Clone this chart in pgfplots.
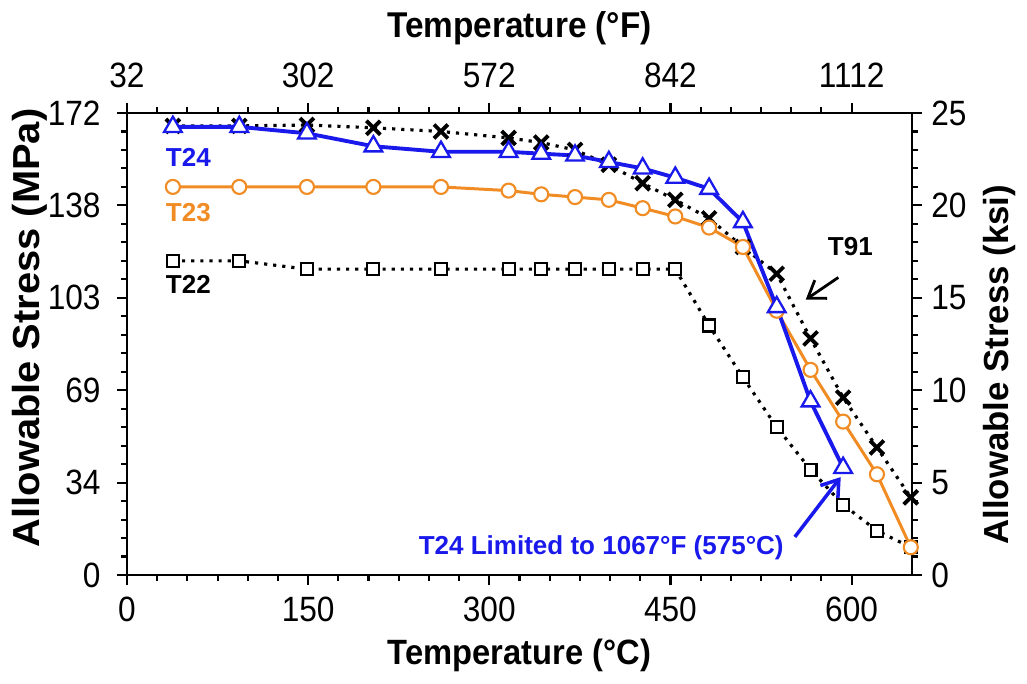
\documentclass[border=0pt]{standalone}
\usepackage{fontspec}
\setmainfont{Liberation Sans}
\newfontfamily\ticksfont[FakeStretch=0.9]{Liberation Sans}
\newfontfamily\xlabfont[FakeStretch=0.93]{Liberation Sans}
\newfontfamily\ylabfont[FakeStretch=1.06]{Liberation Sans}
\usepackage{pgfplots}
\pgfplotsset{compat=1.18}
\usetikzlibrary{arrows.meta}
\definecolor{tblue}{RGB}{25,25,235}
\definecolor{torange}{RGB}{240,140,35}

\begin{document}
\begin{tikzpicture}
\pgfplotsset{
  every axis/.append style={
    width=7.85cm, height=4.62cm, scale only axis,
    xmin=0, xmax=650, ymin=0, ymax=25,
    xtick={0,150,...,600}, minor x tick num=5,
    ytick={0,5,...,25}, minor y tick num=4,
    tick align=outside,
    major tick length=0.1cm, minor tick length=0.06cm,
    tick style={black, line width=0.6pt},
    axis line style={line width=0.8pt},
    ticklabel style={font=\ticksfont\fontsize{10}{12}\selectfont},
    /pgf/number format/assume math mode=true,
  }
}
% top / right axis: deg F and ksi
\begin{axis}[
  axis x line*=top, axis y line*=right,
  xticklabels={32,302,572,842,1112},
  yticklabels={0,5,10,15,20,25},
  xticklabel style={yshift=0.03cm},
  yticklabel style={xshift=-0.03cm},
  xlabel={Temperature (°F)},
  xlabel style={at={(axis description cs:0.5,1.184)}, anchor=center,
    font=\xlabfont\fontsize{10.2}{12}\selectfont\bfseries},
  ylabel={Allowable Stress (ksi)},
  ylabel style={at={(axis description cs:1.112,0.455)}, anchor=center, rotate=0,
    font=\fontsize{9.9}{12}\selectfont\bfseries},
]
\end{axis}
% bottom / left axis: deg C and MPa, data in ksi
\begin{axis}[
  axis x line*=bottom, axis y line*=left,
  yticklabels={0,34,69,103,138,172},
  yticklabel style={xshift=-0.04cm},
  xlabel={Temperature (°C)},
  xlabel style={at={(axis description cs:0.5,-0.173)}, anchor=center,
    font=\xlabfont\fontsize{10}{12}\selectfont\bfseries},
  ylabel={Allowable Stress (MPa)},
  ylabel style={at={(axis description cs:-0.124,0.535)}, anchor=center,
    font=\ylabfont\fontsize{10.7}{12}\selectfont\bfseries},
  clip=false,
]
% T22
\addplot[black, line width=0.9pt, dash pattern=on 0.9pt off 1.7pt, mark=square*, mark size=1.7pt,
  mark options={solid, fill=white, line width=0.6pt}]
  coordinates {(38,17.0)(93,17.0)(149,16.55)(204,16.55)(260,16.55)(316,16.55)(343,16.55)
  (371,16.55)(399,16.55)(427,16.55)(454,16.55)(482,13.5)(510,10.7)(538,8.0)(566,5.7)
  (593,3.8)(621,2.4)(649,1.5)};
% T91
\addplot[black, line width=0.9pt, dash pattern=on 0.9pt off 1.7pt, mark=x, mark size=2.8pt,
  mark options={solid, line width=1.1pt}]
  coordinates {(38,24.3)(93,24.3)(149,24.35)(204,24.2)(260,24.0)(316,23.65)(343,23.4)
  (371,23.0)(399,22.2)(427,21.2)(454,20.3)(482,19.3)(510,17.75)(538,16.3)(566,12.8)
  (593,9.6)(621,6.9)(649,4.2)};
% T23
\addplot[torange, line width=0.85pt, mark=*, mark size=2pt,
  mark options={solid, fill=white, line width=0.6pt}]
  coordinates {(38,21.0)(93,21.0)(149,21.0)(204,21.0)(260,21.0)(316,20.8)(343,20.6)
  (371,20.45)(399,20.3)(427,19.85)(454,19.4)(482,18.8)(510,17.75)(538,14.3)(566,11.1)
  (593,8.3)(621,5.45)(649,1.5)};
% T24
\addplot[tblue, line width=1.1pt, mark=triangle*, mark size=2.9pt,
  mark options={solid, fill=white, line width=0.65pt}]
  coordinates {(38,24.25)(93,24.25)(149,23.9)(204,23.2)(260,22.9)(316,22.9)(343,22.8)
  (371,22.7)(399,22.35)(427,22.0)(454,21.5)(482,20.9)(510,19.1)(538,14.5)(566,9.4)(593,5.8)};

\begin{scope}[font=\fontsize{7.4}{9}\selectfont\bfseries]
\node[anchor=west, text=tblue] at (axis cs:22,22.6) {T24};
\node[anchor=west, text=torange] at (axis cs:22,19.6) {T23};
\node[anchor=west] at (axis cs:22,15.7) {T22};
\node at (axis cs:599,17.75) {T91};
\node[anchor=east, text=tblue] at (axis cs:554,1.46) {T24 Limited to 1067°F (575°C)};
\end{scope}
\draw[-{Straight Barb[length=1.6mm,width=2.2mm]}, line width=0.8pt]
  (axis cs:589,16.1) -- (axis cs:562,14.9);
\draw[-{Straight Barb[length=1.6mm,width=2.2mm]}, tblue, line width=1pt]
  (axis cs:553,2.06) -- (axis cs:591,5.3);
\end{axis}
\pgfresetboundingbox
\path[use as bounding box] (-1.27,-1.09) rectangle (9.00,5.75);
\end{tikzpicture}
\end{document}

_What you should do_. Transcribe the preceding listing in its entirety and with exact wording, leaving out pictures.

_The solution_.
Clone this chart in pgfplots.
\documentclass[border=0pt]{standalone}
\usepackage{fontspec}
\setmainfont{Liberation Sans}
\newfontfamily\ticksfont[FakeStretch=0.9]{Liberation Sans}
\newfontfamily\xlabfont[FakeStretch=0.93]{Liberation Sans}
\newfontfamily\ylabfont[FakeStretch=1.06]{Liberation Sans}
\usepackage{pgfplots}
\pgfplotsset{compat=1.18}
\usetikzlibrary{arrows.meta}
\definecolor{tblue}{RGB}{25,25,235}
\definecolor{torange}{RGB}{240,140,35}

\begin{document}
\begin{tikzpicture}
\pgfplotsset{
  every axis/.append style={
    width=7.85cm, height=4.62cm, scale only axis,
    xmin=0, xmax=650, ymin=0, ymax=25,
    xtick={0,150,...,600}, minor x tick num=5,
    ytick={0,5,...,25}, minor y tick num=4,
    tick align=outside,
    major tick length=0.1cm, minor tick length=0.06cm,
    tick style={black, line width=0.6pt},
    axis line style={line width=0.8pt},
    ticklabel style={font=\ticksfont\fontsize{10}{12}\selectfont},
    /pgf/number format/assume math mode=true,
  }
}
% top / right axis: deg F and ksi
\begin{axis}[
  axis x line*=top, axis y line*=right,
  xticklabels={32,302,572,842,1112},
  yticklabels={0,5,10,15,20,25},
  xticklabel style={yshift=0.03cm},
  yticklabel style={xshift=-0.03cm},
  xlabel={Temperature (°F)},
  xlabel style={at={(axis description cs:0.5,1.184)}, anchor=center,
    font=\xlabfont\fontsize{10.2}{12}\selectfont\bfseries},
  ylabel={Allowable Stress (ksi)},
  ylabel style={at={(axis description cs:1.112,0.455)}, anchor=center, rotate=0,
    font=\fontsize{9.9}{12}\selectfont\bfseries},
]
\end{axis}
% bottom / left axis: deg C and MPa, data in ksi
\begin{axis}[
  axis x line*=bottom, axis y line*=left,
  yticklabels={0,34,69,103,138,172},
  yticklabel style={xshift=-0.04cm},
  xlabel={Temperature (°C)},
  xlabel style={at={(axis description cs:0.5,-0.173)}, anchor=center,
    font=\xlabfont\fontsize{10}{12}\selectfont\bfseries},
  ylabel={Allowable Stress (MPa)},
  ylabel style={at={(axis description cs:-0.124,0.535)}, anchor=center,
    font=\ylabfont\fontsize{10.7}{12}\selectfont\bfseries},
  clip=false,
]
% T22
\addplot[black, line width=0.9pt, dash pattern=on 0.9pt off 1.7pt, mark=square*, mark size=1.7pt,
  mark options={solid, fill=white, line width=0.6pt}]
  coordinates {(38,17.0)(93,17.0)(149,16.55)(204,16.55)(260,16.55)(316,16.55)(343,16.55)
  (371,16.55)(399,16.55)(427,16.55)(454,16.55)(482,13.5)(510,10.7)(538,8.0)(566,5.7)
  (593,3.8)(621,2.4)(649,1.5)};
% T91
\addplot[black, line width=0.9pt, dash pattern=on 0.9pt off 1.7pt, mark=x, mark size=2.8pt,
  mark options={solid, line width=1.1pt}]
  coordinates {(38,24.3)(93,24.3)(149,24.35)(204,24.2)(260,24.0)(316,23.65)(343,23.4)
  (371,23.0)(399,22.2)(427,21.2)(454,20.3)(482,19.3)(510,17.75)(538,16.3)(566,12.8)
  (593,9.6)(621,6.9)(649,4.2)};
% T23
\addplot[torange, line width=0.85pt, mark=*, mark size=2pt,
  mark options={solid, fill=white, line width=0.6pt}]
  coordinates {(38,21.0)(93,21.0)(149,21.0)(204,21.0)(260,21.0)(316,20.8)(343,20.6)
  (371,20.45)(399,20.3)(427,19.85)(454,19.4)(482,18.8)(510,17.75)(538,14.3)(566,11.1)
  (593,8.3)(621,5.45)(649,1.5)};
% T24
\addplot[tblue, line width=1.1pt, mark=triangle*, mark size=2.9pt,
  mark options={solid, fill=white, line width=0.65pt}]
  coordinates {(38,24.25)(93,24.25)(149,23.9)(204,23.2)(260,22.9)(316,22.9)(343,22.8)
  (371,22.7)(399,22.35)(427,22.0)(454,21.5)(482,20.9)(510,19.1)(538,14.5)(566,9.4)(593,5.8)};

\begin{scope}[font=\fontsize{7.4}{9}\selectfont\bfseries]
\node[anchor=west, text=tblue] at (axis cs:22,22.6) {T24};
\node[anchor=west, text=torange] at (axis cs:22,19.6) {T23};
\node[anchor=west] at (axis cs:22,15.7) {T22};
\node at (axis cs:599,17.75) {T91};
\node[anchor=east, text=tblue] at (axis cs:554,1.46) {T24 Limited to 1067°F (575°C)};
\end{scope}
\draw[-{Straight Barb[length=1.6mm,width=2.2mm]}, line width=0.8pt]
  (axis cs:589,16.1) -- (axis cs:562,14.9);
\draw[-{Straight Barb[length=1.6mm,width=2.2mm]}, tblue, line width=1pt]
  (axis cs:553,2.06) -- (axis cs:591,5.3);
\end{axis}
\pgfresetboundingbox
\path[use as bounding box] (-1.27,-1.09) rectangle (9.00,5.75);
\end{tikzpicture}
\end{document}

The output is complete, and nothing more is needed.